▶ _Information supplied_
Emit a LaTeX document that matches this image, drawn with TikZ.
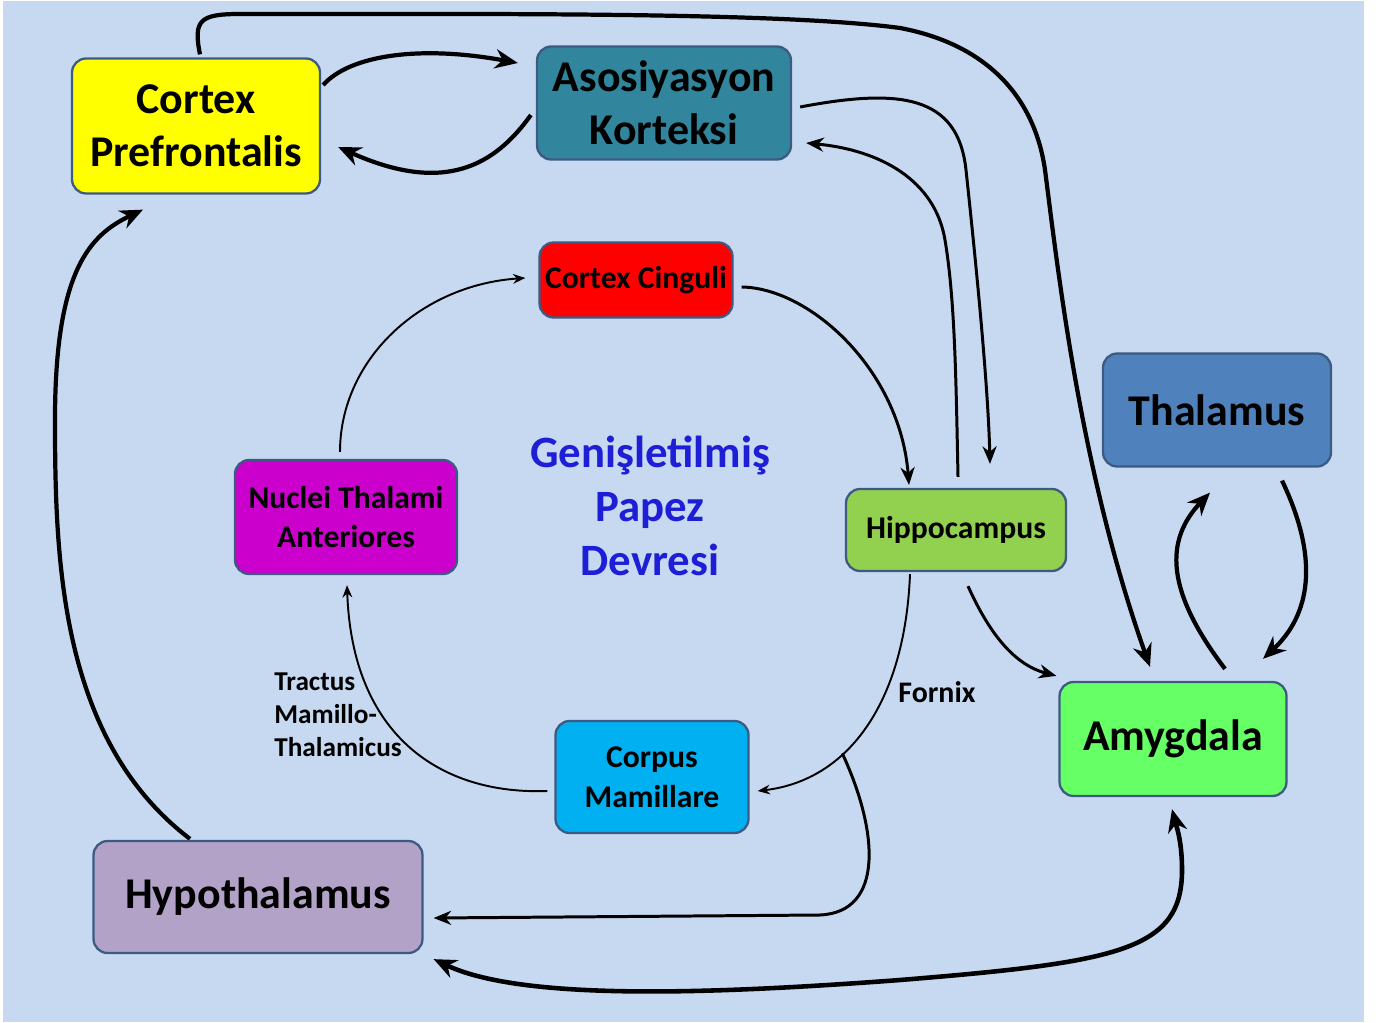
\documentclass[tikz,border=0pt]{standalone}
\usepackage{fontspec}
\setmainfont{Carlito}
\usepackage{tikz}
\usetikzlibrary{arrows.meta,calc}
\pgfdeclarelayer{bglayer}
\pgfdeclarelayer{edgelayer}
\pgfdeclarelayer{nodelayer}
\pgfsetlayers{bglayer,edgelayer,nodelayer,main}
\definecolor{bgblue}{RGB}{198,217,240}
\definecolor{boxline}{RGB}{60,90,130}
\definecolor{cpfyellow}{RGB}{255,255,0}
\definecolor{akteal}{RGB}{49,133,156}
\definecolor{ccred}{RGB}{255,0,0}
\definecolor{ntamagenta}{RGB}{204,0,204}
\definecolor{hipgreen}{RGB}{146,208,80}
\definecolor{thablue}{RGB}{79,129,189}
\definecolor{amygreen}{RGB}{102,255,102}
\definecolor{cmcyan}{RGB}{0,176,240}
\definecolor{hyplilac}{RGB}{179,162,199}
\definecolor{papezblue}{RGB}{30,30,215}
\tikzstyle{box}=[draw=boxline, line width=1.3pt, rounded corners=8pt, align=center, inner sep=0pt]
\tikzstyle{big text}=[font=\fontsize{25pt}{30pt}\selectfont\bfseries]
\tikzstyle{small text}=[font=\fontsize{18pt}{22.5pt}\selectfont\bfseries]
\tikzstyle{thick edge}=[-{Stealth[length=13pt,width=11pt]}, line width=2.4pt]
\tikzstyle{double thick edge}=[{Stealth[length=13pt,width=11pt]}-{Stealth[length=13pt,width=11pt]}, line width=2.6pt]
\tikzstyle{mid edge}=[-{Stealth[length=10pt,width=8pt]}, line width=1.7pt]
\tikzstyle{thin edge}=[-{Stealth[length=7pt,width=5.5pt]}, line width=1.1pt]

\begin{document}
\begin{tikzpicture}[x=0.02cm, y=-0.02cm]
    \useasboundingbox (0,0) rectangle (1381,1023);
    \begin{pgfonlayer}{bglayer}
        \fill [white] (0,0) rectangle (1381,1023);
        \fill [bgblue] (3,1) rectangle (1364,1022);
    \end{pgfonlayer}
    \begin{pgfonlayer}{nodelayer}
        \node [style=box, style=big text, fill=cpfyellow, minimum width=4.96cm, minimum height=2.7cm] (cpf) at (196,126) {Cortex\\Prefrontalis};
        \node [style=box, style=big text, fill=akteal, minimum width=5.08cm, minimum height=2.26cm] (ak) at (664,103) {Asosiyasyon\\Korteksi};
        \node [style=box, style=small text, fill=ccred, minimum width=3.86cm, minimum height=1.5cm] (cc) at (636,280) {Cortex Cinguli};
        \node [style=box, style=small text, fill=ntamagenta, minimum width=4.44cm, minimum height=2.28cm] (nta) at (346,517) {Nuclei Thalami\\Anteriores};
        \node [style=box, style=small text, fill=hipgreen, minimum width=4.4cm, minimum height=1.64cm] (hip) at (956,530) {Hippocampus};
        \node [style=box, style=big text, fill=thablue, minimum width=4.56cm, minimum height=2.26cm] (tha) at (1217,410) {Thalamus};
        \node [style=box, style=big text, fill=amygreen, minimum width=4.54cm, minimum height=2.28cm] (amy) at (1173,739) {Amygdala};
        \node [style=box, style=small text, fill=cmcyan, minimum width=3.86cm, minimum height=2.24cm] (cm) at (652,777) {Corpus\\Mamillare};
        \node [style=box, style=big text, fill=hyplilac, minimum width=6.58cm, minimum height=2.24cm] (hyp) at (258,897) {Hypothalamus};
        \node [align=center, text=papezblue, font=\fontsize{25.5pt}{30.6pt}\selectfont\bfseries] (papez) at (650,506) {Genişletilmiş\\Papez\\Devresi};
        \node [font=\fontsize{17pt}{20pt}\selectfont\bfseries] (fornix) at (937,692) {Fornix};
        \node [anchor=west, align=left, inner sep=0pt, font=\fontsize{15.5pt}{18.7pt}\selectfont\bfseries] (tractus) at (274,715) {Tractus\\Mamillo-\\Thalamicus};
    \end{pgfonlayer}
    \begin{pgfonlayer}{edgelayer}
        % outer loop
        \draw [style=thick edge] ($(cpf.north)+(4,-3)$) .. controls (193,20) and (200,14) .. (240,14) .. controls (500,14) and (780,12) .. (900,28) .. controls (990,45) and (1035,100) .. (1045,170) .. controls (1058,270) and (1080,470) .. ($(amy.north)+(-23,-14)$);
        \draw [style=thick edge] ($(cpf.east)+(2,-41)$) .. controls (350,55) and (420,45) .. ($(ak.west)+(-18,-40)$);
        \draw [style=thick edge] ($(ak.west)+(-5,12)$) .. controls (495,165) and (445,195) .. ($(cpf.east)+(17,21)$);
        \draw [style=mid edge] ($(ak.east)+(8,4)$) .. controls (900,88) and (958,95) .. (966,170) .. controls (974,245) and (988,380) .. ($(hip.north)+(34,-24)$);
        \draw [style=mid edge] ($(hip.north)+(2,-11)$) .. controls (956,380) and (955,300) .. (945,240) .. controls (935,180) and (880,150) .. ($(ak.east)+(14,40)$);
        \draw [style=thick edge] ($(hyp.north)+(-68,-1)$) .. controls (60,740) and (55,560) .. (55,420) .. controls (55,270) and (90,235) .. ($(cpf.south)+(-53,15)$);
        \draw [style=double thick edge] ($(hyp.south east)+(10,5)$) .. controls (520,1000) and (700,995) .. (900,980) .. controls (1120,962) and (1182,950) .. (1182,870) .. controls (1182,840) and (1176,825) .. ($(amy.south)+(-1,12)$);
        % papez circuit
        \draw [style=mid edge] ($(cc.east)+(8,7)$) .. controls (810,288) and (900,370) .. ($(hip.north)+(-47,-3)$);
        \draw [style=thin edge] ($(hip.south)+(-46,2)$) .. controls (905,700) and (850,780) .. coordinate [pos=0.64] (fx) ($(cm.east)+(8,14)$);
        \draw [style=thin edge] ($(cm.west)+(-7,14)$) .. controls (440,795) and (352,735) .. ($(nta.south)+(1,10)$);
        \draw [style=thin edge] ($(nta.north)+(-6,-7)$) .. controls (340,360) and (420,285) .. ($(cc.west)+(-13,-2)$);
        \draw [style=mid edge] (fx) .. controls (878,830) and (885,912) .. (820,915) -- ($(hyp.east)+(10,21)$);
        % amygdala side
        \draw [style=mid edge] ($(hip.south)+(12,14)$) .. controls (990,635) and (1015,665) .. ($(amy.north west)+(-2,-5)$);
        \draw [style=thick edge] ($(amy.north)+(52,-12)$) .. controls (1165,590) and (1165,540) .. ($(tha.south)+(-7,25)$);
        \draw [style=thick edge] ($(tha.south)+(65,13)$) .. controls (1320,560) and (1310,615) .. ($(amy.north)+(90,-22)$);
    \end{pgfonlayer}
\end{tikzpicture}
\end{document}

▶ _Set exercise_
Transcribe each line above verbatim, with the pictures left out.

▶ _Finished exercise_
Emit a LaTeX document that matches this image, drawn with TikZ.
\documentclass[tikz,border=0pt]{standalone}
\usepackage{fontspec}
\setmainfont{Carlito}
\usepackage{tikz}
\usetikzlibrary{arrows.meta,calc}
\pgfdeclarelayer{bglayer}
\pgfdeclarelayer{edgelayer}
\pgfdeclarelayer{nodelayer}
\pgfsetlayers{bglayer,edgelayer,nodelayer,main}
\definecolor{bgblue}{RGB}{198,217,240}
\definecolor{boxline}{RGB}{60,90,130}
\definecolor{cpfyellow}{RGB}{255,255,0}
\definecolor{akteal}{RGB}{49,133,156}
\definecolor{ccred}{RGB}{255,0,0}
\definecolor{ntamagenta}{RGB}{204,0,204}
\definecolor{hipgreen}{RGB}{146,208,80}
\definecolor{thablue}{RGB}{79,129,189}
\definecolor{amygreen}{RGB}{102,255,102}
\definecolor{cmcyan}{RGB}{0,176,240}
\definecolor{hyplilac}{RGB}{179,162,199}
\definecolor{papezblue}{RGB}{30,30,215}
\tikzstyle{box}=[draw=boxline, line width=1.3pt, rounded corners=8pt, align=center, inner sep=0pt]
\tikzstyle{big text}=[font=\fontsize{25pt}{30pt}\selectfont\bfseries]
\tikzstyle{small text}=[font=\fontsize{18pt}{22.5pt}\selectfont\bfseries]
\tikzstyle{thick edge}=[-{Stealth[length=13pt,width=11pt]}, line width=2.4pt]
\tikzstyle{double thick edge}=[{Stealth[length=13pt,width=11pt]}-{Stealth[length=13pt,width=11pt]}, line width=2.6pt]
\tikzstyle{mid edge}=[-{Stealth[length=10pt,width=8pt]}, line width=1.7pt]
\tikzstyle{thin edge}=[-{Stealth[length=7pt,width=5.5pt]}, line width=1.1pt]

\begin{document}
\begin{tikzpicture}[x=0.02cm, y=-0.02cm]
    \useasboundingbox (0,0) rectangle (1381,1023);
    \begin{pgfonlayer}{bglayer}
        \fill [white] (0,0) rectangle (1381,1023);
        \fill [bgblue] (3,1) rectangle (1364,1022);
    \end{pgfonlayer}
    \begin{pgfonlayer}{nodelayer}
        \node [style=box, style=big text, fill=cpfyellow, minimum width=4.96cm, minimum height=2.7cm] (cpf) at (196,126) {Cortex\\Prefrontalis};
        \node [style=box, style=big text, fill=akteal, minimum width=5.08cm, minimum height=2.26cm] (ak) at (664,103) {Asosiyasyon\\Korteksi};
        \node [style=box, style=small text, fill=ccred, minimum width=3.86cm, minimum height=1.5cm] (cc) at (636,280) {Cortex Cinguli};
        \node [style=box, style=small text, fill=ntamagenta, minimum width=4.44cm, minimum height=2.28cm] (nta) at (346,517) {Nuclei Thalami\\Anteriores};
        \node [style=box, style=small text, fill=hipgreen, minimum width=4.4cm, minimum height=1.64cm] (hip) at (956,530) {Hippocampus};
        \node [style=box, style=big text, fill=thablue, minimum width=4.56cm, minimum height=2.26cm] (tha) at (1217,410) {Thalamus};
        \node [style=box, style=big text, fill=amygreen, minimum width=4.54cm, minimum height=2.28cm] (amy) at (1173,739) {Amygdala};
        \node [style=box, style=small text, fill=cmcyan, minimum width=3.86cm, minimum height=2.24cm] (cm) at (652,777) {Corpus\\Mamillare};
        \node [style=box, style=big text, fill=hyplilac, minimum width=6.58cm, minimum height=2.24cm] (hyp) at (258,897) {Hypothalamus};
        \node [align=center, text=papezblue, font=\fontsize{25.5pt}{30.6pt}\selectfont\bfseries] (papez) at (650,506) {Genişletilmiş\\Papez\\Devresi};
        \node [font=\fontsize{17pt}{20pt}\selectfont\bfseries] (fornix) at (937,692) {Fornix};
        \node [anchor=west, align=left, inner sep=0pt, font=\fontsize{15.5pt}{18.7pt}\selectfont\bfseries] (tractus) at (274,715) {Tractus\\Mamillo-\\Thalamicus};
    \end{pgfonlayer}
    \begin{pgfonlayer}{edgelayer}
        % outer loop
        \draw [style=thick edge] ($(cpf.north)+(4,-3)$) .. controls (193,20) and (200,14) .. (240,14) .. controls (500,14) and (780,12) .. (900,28) .. controls (990,45) and (1035,100) .. (1045,170) .. controls (1058,270) and (1080,470) .. ($(amy.north)+(-23,-14)$);
        \draw [style=thick edge] ($(cpf.east)+(2,-41)$) .. controls (350,55) and (420,45) .. ($(ak.west)+(-18,-40)$);
        \draw [style=thick edge] ($(ak.west)+(-5,12)$) .. controls (495,165) and (445,195) .. ($(cpf.east)+(17,21)$);
        \draw [style=mid edge] ($(ak.east)+(8,4)$) .. controls (900,88) and (958,95) .. (966,170) .. controls (974,245) and (988,380) .. ($(hip.north)+(34,-24)$);
        \draw [style=mid edge] ($(hip.north)+(2,-11)$) .. controls (956,380) and (955,300) .. (945,240) .. controls (935,180) and (880,150) .. ($(ak.east)+(14,40)$);
        \draw [style=thick edge] ($(hyp.north)+(-68,-1)$) .. controls (60,740) and (55,560) .. (55,420) .. controls (55,270) and (90,235) .. ($(cpf.south)+(-53,15)$);
        \draw [style=double thick edge] ($(hyp.south east)+(10,5)$) .. controls (520,1000) and (700,995) .. (900,980) .. controls (1120,962) and (1182,950) .. (1182,870) .. controls (1182,840) and (1176,825) .. ($(amy.south)+(-1,12)$);
        % papez circuit
        \draw [style=mid edge] ($(cc.east)+(8,7)$) .. controls (810,288) and (900,370) .. ($(hip.north)+(-47,-3)$);
        \draw [style=thin edge] ($(hip.south)+(-46,2)$) .. controls (905,700) and (850,780) .. coordinate [pos=0.64] (fx) ($(cm.east)+(8,14)$);
        \draw [style=thin edge] ($(cm.west)+(-7,14)$) .. controls (440,795) and (352,735) .. ($(nta.south)+(1,10)$);
        \draw [style=thin edge] ($(nta.north)+(-6,-7)$) .. controls (340,360) and (420,285) .. ($(cc.west)+(-13,-2)$);
        \draw [style=mid edge] (fx) .. controls (878,830) and (885,912) .. (820,915) -- ($(hyp.east)+(10,21)$);
        % amygdala side
        \draw [style=mid edge] ($(hip.south)+(12,14)$) .. controls (990,635) and (1015,665) .. ($(amy.north west)+(-2,-5)$);
        \draw [style=thick edge] ($(amy.north)+(52,-12)$) .. controls (1165,590) and (1165,540) .. ($(tha.south)+(-7,25)$);
        \draw [style=thick edge] ($(tha.south)+(65,13)$) .. controls (1320,560) and (1310,615) .. ($(amy.north)+(90,-22)$);
    \end{pgfonlayer}
\end{tikzpicture}
\end{document}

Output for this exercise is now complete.